La France et Djibouti ont une longue histoire commune, certes. De ce fait, quelles sont les perspectives d’avenir pour nos deux pays ?
Ces perspectives sont excellentes parce que justement elles sont tous azimuts. L’enjeu pour moi est aussi de renouveler ces liens historiques et d’amitié par tous les moyens et de favoriser les lieux où Djiboutiens et Français s’enrichissent mutuellement. Je pourrais ainsi parler des écoles françaises à Djibouti – Lycée français et l’Ecole de la Nativité – où se côtoient sur les bancs tous les jours 2500 élèves, Français, Djiboutiens et d’autres nationalités. Voilà des liens humains indéfectibles qui se créent. Nous comptons près d’un millier d’étudiants djiboutiens en France qui se forment, se spécialisent et qui viendront demain apporter leur contribution à la croissance djiboutienne.

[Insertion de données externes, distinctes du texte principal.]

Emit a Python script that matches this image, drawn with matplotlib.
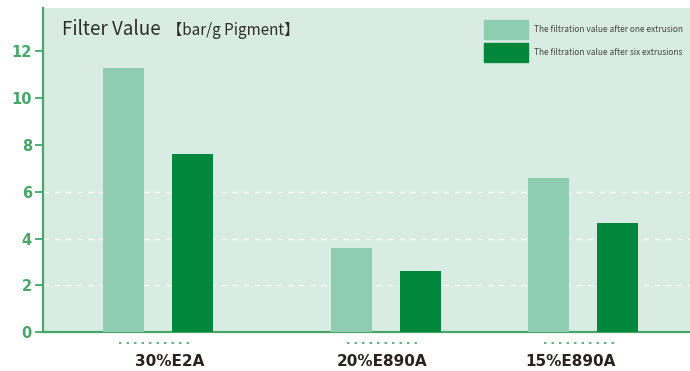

Tous les jours, nos entreprises travaillent ensemble y compris dans le cadre du Groupe d’Affaire France-Djibouti qui réunit une trentaine d’entreprises françaises et djiboutiennes.
Un mot pour conclure ?
Un seul mot ? C’est difficile….Peut-être merci. Merci aux Djiboutiennes et aux Djiboutiens de l’accueil chaleureux qu’ils me réservent depuis bientôt deux ans que je suis sur leur sol. C’est un grand honneur pour moi de représenter la France ici mais avec le concours de mes partenaires et amis djiboutiens, c’est en plus un vrai plaisir.